Study: PPS delay needed
Study: PPS delay needed
A George Washington University study shows home heath agencies have reduced the amount of care to patients in the last half of the 1990s, prompting home care advocates to renew their claims that further reductions in Medicare payments will only hurt the industry further.
"This is the first evidence of an imploding benefit," says Jim Pyles, counsel for Home Health Services and Staff Association. "The GW study shows that patients who need the care the most are simply going without because agencies are laying off staff."
The study, which was previewed by the Senate Permanent Committee on Investigations in September, concluded that Congress should postpone the 15% cut scheduled for Oct. 1, 2000, until definitive data on the effects if the reductions can be assessed.
It also found that the number of Medicare beneficiaries admitted to care as a percentage of all patients has declined 21% since 1996; and the 1998 Medicare revenue of those agencies studied has declined by 25%, compared to 1994 levels — the result of lower payments and reduced utilization.
The Balanced Budget Act of 1997 has resulted in efficiencies in the delivery of home care, says Barbara Markham Smith, the study’s lead author. The BBA has led to the rise of case management, higher levels of nursing supervision, and outcomes-oriented care, she says.

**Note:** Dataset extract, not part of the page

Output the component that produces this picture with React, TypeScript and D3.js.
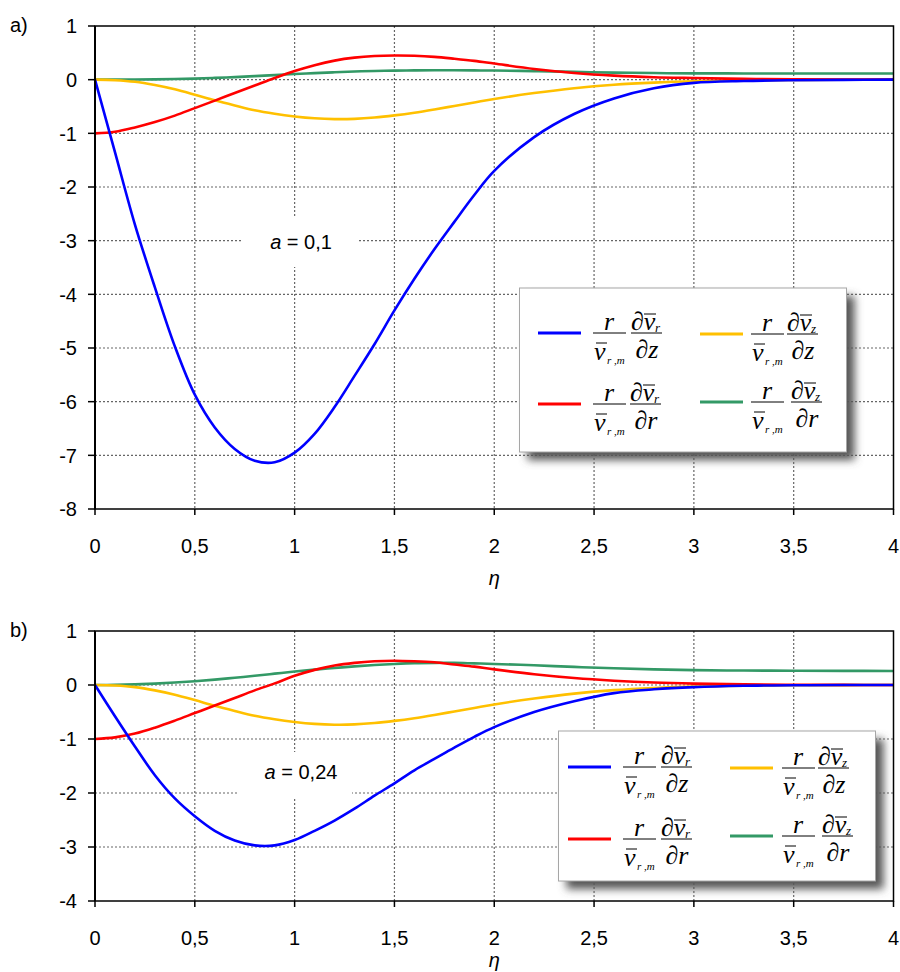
import React from 'react';
import * as d3 from 'd3';

// η sampling points shared by all curves
const ETA = [0, 0.1, 0.2, 0.3, 0.4, 0.5, 0.6, 0.7, 0.8, 0.9, 1.0, 1.1, 1.2, 1.3, 1.4, 1.5, 1.6, 1.7, 1.8, 1.9, 2.0,
  2.2, 2.4, 2.6, 2.8, 3.0, 3.25, 3.5, 3.75, 4.0];

// panel a) a = 0,1
const blueA = [0, -1.35, -2.7, -3.87, -4.97, -5.87, -6.48, -6.88, -7.1, -7.13, -6.95, -6.6, -6.1, -5.52, -4.93, -4.3,
  -3.71, -3.16, -2.65, -2.15, -1.7, -1.07, -0.64, -0.35, -0.16, -0.06, -0.025, -0.01, -0.003, 0];
const redA = [-1, -0.97, -0.89, -0.79, -0.67, -0.53, -0.39, -0.25, -0.11, 0.03, 0.16, 0.27, 0.355, 0.41, 0.44, 0.45,
  0.445, 0.425, 0.39, 0.35, 0.3, 0.2, 0.125, 0.075, 0.045, 0.03, 0.015, 0.008, 0.003, 0];
const yellowA = [0, -0.01, -0.04, -0.1, -0.18, -0.28, -0.385, -0.48, -0.57, -0.635, -0.685, -0.72, -0.735, -0.73, -0.705,
  -0.665, -0.615, -0.555, -0.49, -0.425, -0.36, -0.25, -0.16, -0.095, -0.055, -0.03, -0.015, -0.006, -0.002, 0];
const greenA = [0, 0, 0.002, 0.006, 0.012, 0.02, 0.033, 0.048, 0.066, 0.085, 0.105, 0.122, 0.138, 0.152, 0.162, 0.169,
  0.173, 0.175, 0.175, 0.173, 0.17, 0.16, 0.145, 0.132, 0.123, 0.118, 0.116, 0.115, 0.115, 0.115];

// panel b) a = 0,24
const blueB = [0, -0.58, -1.14, -1.67, -2.1, -2.43, -2.7, -2.88, -2.97, -2.97, -2.87, -2.7, -2.51, -2.29, -2.05, -1.82,
  -1.58, -1.37, -1.16, -0.96, -0.78, -0.5, -0.3, -0.15, -0.08, -0.04, -0.015, -0.005, -0.001, 0];
const redB = [-1, -0.97, -0.9, -0.79, -0.66, -0.52, -0.38, -0.24, -0.1, 0.03, 0.17, 0.28, 0.36, 0.41, 0.44, 0.45,
  0.44, 0.42, 0.38, 0.34, 0.29, 0.2, 0.13, 0.08, 0.045, 0.025, 0.012, 0.005, 0.002, 0];
const yellowB = [0, -0.01, -0.04, -0.1, -0.18, -0.28, -0.385, -0.48, -0.57, -0.635, -0.685, -0.72, -0.735, -0.73, -0.705,
  -0.665, -0.615, -0.555, -0.49, -0.425, -0.36, -0.25, -0.16, -0.095, -0.055, -0.03, -0.015, -0.006, -0.002, 0];
const greenB = [0, 0.003, 0.012, 0.025, 0.045, 0.07, 0.1, 0.135, 0.17, 0.21, 0.25, 0.285, 0.315, 0.345, 0.37, 0.39,
  0.405, 0.41, 0.41, 0.4, 0.39, 0.365, 0.335, 0.31, 0.29, 0.275, 0.268, 0.264, 0.262, 0.26];

const X_TICKS = [0, 0.5, 1, 1.5, 2, 2.5, 3, 3.5, 4];
const COLORS = { blue: '#0000ff', red: '#ff0000', yellow: '#ffc000', green: '#339966' };

const SANS = 'Liberation Sans, Arial, sans-serif';
const SERIF = 'Liberation Serif, Times New Roman, serif';
const MATH = 26;

const fmt = (v: number) => String(v).replace('.', ',');

// r / v̄_{r,m}
const FracR = ({ x, y }: { x: number; y: number }) => (
  <g>
    <line x1={x} x2={x + 33} y1={y} y2={y} stroke="#000" strokeWidth={1} />
    <text x={x + 16} y={y - 3} fontFamily={SERIF} fontStyle="italic" fontSize={MATH} textAnchor="middle">r</text>
    <line x1={x + 3} x2={x + 14} y1={y + 10} y2={y + 10} stroke="#000" strokeWidth={1} />
    <text x={x + 1} y={y + 27} fontFamily={SERIF} fontStyle="italic" fontSize={MATH}>v</text>
    <text x={x + 14} y={y + 31} fontFamily={SERIF} fontStyle="italic" fontSize={11}>r ,m</text>
  </g>
);

// ∂v̄_comp / ∂den
const FracD = ({ x, y, comp, den }: { x: number; y: number; comp: string; den: string }) => (
  <g>
    <line x1={x} x2={x + 31} y1={y} y2={y} stroke="#000" strokeWidth={1} />
    <text x={x} y={y - 3} fontFamily={SERIF} fontStyle="italic" fontSize={MATH}>∂v</text>
    <line x1={x + 13} x2={x + 25} y1={y - 19} y2={y - 19} stroke="#000" strokeWidth={1} />
    <text x={x + 24} y={y - 1} fontFamily={SERIF} fontStyle="italic" fontSize={13}>{comp}</text>
    <text x={x + 16} y={y + 25} fontFamily={SERIF} fontStyle="italic" fontSize={MATH} textAnchor="middle">∂{den}</text>
  </g>
);

type Item = { color: string; lx: number; y: number; f1: number; f2: number; comp: string; den: string };

const Legend = ({ box, items }: { box: number[]; items: Item[] }) => (
  <g>
    <rect x={box[0] + 8} y={box[1] + 8} width={box[2]} height={box[3]} fill="#555" filter="url(#legShadow)" />
    <rect x={box[0]} y={box[1]} width={box[2]} height={box[3]} fill="#fff" stroke="#a6a6a6" strokeWidth={1} />
    {items.map((it, i) => (
      <g key={i}>
        <line x1={it.lx} x2={it.lx + 43} y1={it.y} y2={it.y} stroke={it.color} strokeWidth={3} />
        <FracR x={it.f1} y={it.y} />
        <FracD x={it.f2} y={it.y} comp={it.comp} den={it.den} />
      </g>
    ))}
  </g>
);

type PanelProps = {
  tag: string; top: number; bottom: number; yMin: number; etaY: number;
  series: { color: string; values: number[] }[];
  note: string; noteY: number; noteBox: number[];
  legendBox: number[]; legendItems: Item[];
};

const Panel = ({ tag, top, bottom, yMin, etaY, series, note, noteY, noteBox, legendBox, legendItems }: PanelProps) => {
  const x = d3.scaleLinear().domain([0, 4]).range([95, 893.5]);
  const y = d3.scaleLinear().domain([yMin, 1]).range([bottom, top]);
  const yTicks = d3.range(yMin, 2);
  const line = d3.line<number>().x((_, i) => x(ETA[i])).y(d => y(d)).curve(d3.curveCatmullRom.alpha(0.5));
  return (
    <g>
      <text x={10} y={top + 6} fontFamily={SANS} fontSize={20}>{tag}</text>
      {/* dotted grid */}
      {yTicks.filter(t => t > yMin && t < 1).map(t => (
        <line key={'h' + t} x1={x(0)} x2={x(4)} y1={y(t)} y2={y(t)} stroke="#666" strokeWidth={1.2} strokeDasharray="2 2" />
      ))}
      {X_TICKS.filter(t => t > 0 && t < 4).map(t => (
        <line key={'v' + t} x1={x(t)} x2={x(t)} y1={y(1)} y2={y(yMin)} stroke="#666" strokeWidth={1.2} strokeDasharray="2 2" />
      ))}
      <rect x={noteBox[0]} y={noteBox[1]} width={noteBox[2]} height={noteBox[3]} fill="#fff" />
      <text x={301} y={noteY} fontFamily={SANS} fontSize={20} textAnchor="middle">
        <tspan fontStyle="italic">a</tspan> = {note}
      </text>
      {series.map((s, i) => (
        <path key={i} d={line(s.values) || ''} fill="none" stroke={s.color} strokeWidth={2.6} />
      ))}
      {/* frame and axes */}
      <rect x={x(0)} y={y(1)} width={x(4) - x(0)} height={y(yMin) - y(1)} fill="none" stroke="#000" strokeWidth={1.5} />
      <line x1={x(0)} x2={x(0)} y1={y(1)} y2={y(yMin)} stroke="#000" strokeWidth={2} />
      {yTicks.map(t => (
        <g key={'yt' + t}>
          <line x1={x(0) - 7} x2={x(0)} y1={y(t)} y2={y(t)} stroke="#000" strokeWidth={1.5} />
          <text x={77} y={y(t)} dy="0.36em" fontFamily={SANS} fontSize={20} textAnchor="end">{fmt(t)}</text>
        </g>
      ))}
      {X_TICKS.map(t => (
        <g key={'xt' + t}>
          <line x1={x(t)} x2={x(t)} y1={y(yMin)} y2={y(yMin) + 6} stroke="#000" strokeWidth={1.5} />
          <text x={x(t)} y={y(yMin) + 44} fontFamily={SANS} fontSize={20} textAnchor="middle">{fmt(t)}</text>
        </g>
      ))}
      <text x={x(2)} y={etaY} fontFamily={SANS} fontStyle="italic" fontSize={20} textAnchor="middle">η</text>
      <Legend box={legendBox} items={legendItems} />
    </g>
  );
};

const itemsA: Item[] = [
  { color: COLORS.blue, lx: 538, y: 333, f1: 593, f2: 631, comp: 'r', den: 'z' },
  { color: COLORS.yellow, lx: 700, y: 334, f1: 751, f2: 787, comp: 'z', den: 'z' },
  { color: COLORS.red, lx: 538, y: 404, f1: 593, f2: 630, comp: 'r', den: 'r' },
  { color: COLORS.green, lx: 700, y: 402, f1: 751, f2: 791, comp: 'z', den: 'r' },
];
const itemsB: Item[] = [
  { color: COLORS.blue, lx: 568, y: 767, f1: 623, f2: 661, comp: 'r', den: 'z' },
  { color: COLORS.yellow, lx: 730, y: 768, f1: 782, f2: 818, comp: 'z', den: 'z' },
  { color: COLORS.red, lx: 568, y: 839, f1: 623, f2: 661, comp: 'r', den: 'r' },
  { color: COLORS.green, lx: 730, y: 836, f1: 782, f2: 822, comp: 'z', den: 'r' },
];

export default function App() {
  return (
    <div style={{ position: 'absolute', left: 0, top: 0 }}>
      <svg width={900} height={972} style={{ display: 'block', background: '#fff' }}>
        <defs>
          <filter id="legShadow" x="-20%" y="-20%" width="140%" height="140%">
            <feGaussianBlur stdDeviation="4" />
          </filter>
        </defs>
        <Panel
          tag="a)" top={26} bottom={509} yMin={-8} etaY={585}
          series={[
            { color: COLORS.green, values: greenA },
            { color: COLORS.yellow, values: yellowA },
            { color: COLORS.red, values: redA },
            { color: COLORS.blue, values: blueA },
          ]}
          note="0,1" noteY={249} noteBox={[242, 218, 115, 49]}
          legendBox={[519.5, 288, 327, 164]} legendItems={itemsA}
        />
        <Panel
          tag="b)" top={631} bottom={901} yMin={-4} etaY={967}
          series={[
            { color: COLORS.green, values: greenB },
            { color: COLORS.yellow, values: yellowB },
            { color: COLORS.red, values: redB },
            { color: COLORS.blue, values: blueB },
          ]}
          note="0,24" noteY={779} noteBox={[237, 752, 115, 45]}
          legendBox={[558.5, 731, 317, 150]} legendItems={itemsB}
        />
      </svg>
    </div>
  );
}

But those same efficiencies have been accompanied by a host of disruptions, such as growing variation in regional health status characteristics from new payment methodology.
The bottom line, Smith says, is that sicker patients are being discharged earlier, not just in home care, but in other segments of the health care industry.
Other study findings include:
• The majority of agencies studied altered their case mix or practice patterns to conform utilization to reimbursement.
• Chronically ill patients may experience greater fragmentation of care or disruption in care because of payment changes.
• Administrative constraints on utilization may affect access to appropriate levels of home care by sicker beneficiaries.